The solution was to put a separate front-end cache before SAMÖ:s web site. This meant that the ordinary web site was offloaded all static traffic. For larger web-sites this is usually called a CDN (Content Delivery Network).
But why cannot the ordinary cache on a typical web server handle this?
The answer is that it depends on which kind of cache is implemented in the web application. A separate front end cache typically often delivers much better performance than the cache built in an ordinary web server. It is also very important that the no of inquiries per second to the web server goes down drastically, since the cache treats all static content. The CPU load is thus drastically lowered.
It is however worth mentioning that even if the content is flagged as cached in a web server, the actual no of hits per second is a separate problem when you reach high volumes of inquiries to the site.
It is impossible to have a general opinion on how a web cluster/web server will handle high load. The only way to be certain is to load test the production environment of the system and analyze how the separate components of the site reacts.

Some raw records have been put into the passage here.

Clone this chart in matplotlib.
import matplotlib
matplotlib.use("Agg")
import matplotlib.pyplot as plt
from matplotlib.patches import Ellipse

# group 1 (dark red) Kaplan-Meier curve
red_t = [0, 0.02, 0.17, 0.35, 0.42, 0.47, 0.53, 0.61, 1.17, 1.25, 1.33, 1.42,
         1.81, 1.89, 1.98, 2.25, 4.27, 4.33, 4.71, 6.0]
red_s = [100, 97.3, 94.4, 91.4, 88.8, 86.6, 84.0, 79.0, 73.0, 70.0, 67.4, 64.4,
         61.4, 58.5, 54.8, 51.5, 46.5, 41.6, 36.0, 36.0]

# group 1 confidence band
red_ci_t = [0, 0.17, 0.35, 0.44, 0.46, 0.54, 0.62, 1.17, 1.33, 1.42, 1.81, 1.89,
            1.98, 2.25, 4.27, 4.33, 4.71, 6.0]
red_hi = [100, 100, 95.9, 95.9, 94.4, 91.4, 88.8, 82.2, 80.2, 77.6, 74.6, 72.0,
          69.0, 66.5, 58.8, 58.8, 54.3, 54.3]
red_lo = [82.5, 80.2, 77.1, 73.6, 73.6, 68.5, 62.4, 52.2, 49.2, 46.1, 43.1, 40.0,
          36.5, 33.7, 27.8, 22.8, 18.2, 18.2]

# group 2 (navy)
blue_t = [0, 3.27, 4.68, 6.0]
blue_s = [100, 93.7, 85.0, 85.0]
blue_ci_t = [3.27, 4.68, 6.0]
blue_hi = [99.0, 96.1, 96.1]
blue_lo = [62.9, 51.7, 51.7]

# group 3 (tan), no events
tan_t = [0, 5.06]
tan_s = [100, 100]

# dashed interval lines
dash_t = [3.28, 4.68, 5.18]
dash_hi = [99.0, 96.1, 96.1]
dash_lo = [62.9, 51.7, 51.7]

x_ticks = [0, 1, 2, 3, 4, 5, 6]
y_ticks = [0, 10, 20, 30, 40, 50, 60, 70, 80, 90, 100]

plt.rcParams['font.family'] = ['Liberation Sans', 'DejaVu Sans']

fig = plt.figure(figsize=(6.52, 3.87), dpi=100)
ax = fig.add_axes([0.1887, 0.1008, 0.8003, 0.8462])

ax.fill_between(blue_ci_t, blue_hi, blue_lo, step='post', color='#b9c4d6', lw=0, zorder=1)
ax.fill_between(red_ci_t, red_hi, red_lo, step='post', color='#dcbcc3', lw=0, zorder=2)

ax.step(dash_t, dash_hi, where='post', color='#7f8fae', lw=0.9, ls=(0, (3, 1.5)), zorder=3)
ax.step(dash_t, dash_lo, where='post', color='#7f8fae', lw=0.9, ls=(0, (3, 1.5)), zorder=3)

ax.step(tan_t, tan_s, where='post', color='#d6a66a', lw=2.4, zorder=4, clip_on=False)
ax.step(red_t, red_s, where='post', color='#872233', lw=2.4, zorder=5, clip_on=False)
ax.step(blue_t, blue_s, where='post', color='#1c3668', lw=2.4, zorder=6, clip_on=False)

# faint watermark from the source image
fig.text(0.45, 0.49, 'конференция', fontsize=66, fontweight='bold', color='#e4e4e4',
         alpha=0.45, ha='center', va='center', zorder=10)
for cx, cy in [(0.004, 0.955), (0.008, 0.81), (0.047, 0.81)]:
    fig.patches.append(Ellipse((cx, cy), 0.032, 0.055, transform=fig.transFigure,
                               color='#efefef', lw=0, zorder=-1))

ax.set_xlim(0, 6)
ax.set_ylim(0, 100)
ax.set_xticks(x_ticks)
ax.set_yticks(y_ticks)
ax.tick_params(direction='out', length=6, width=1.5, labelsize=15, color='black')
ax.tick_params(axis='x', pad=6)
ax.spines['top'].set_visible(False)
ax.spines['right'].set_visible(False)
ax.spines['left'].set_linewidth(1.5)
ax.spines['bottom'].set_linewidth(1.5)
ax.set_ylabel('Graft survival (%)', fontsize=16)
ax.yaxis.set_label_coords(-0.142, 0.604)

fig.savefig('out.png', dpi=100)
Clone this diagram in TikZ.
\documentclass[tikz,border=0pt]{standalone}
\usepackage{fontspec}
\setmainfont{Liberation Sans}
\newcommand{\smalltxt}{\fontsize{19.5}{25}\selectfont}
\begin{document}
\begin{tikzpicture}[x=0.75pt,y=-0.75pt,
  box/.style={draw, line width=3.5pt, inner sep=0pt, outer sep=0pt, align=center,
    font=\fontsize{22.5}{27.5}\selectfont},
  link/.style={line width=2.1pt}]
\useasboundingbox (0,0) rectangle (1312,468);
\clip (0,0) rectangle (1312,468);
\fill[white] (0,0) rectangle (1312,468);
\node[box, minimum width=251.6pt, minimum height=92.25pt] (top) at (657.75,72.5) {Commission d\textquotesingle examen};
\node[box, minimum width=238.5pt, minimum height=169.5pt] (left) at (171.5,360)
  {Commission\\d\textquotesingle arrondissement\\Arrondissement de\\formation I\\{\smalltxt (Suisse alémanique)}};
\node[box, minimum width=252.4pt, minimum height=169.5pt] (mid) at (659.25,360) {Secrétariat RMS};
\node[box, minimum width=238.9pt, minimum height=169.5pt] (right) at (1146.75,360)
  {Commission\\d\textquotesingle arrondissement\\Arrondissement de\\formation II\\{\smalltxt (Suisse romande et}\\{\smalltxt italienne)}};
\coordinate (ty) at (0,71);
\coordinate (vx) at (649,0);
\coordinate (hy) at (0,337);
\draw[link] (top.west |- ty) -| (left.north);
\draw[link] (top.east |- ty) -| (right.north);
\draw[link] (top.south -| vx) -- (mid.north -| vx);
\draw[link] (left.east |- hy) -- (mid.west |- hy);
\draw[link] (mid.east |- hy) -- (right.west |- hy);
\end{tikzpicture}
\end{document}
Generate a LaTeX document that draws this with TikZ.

A front-end cache based on Varnish gives a much better throughput for static content than an equivalent web server. The most simple way of explaining it is that design and structure in the code is optimized specifically for delivery of images and not to generate complex web pages or all the rest of the functionality that comes with a modern web server.
On a source code level, Varnish is optimized to deliver maximum data per instruction. That type of optimization is impossible to achieve on a conventional web server.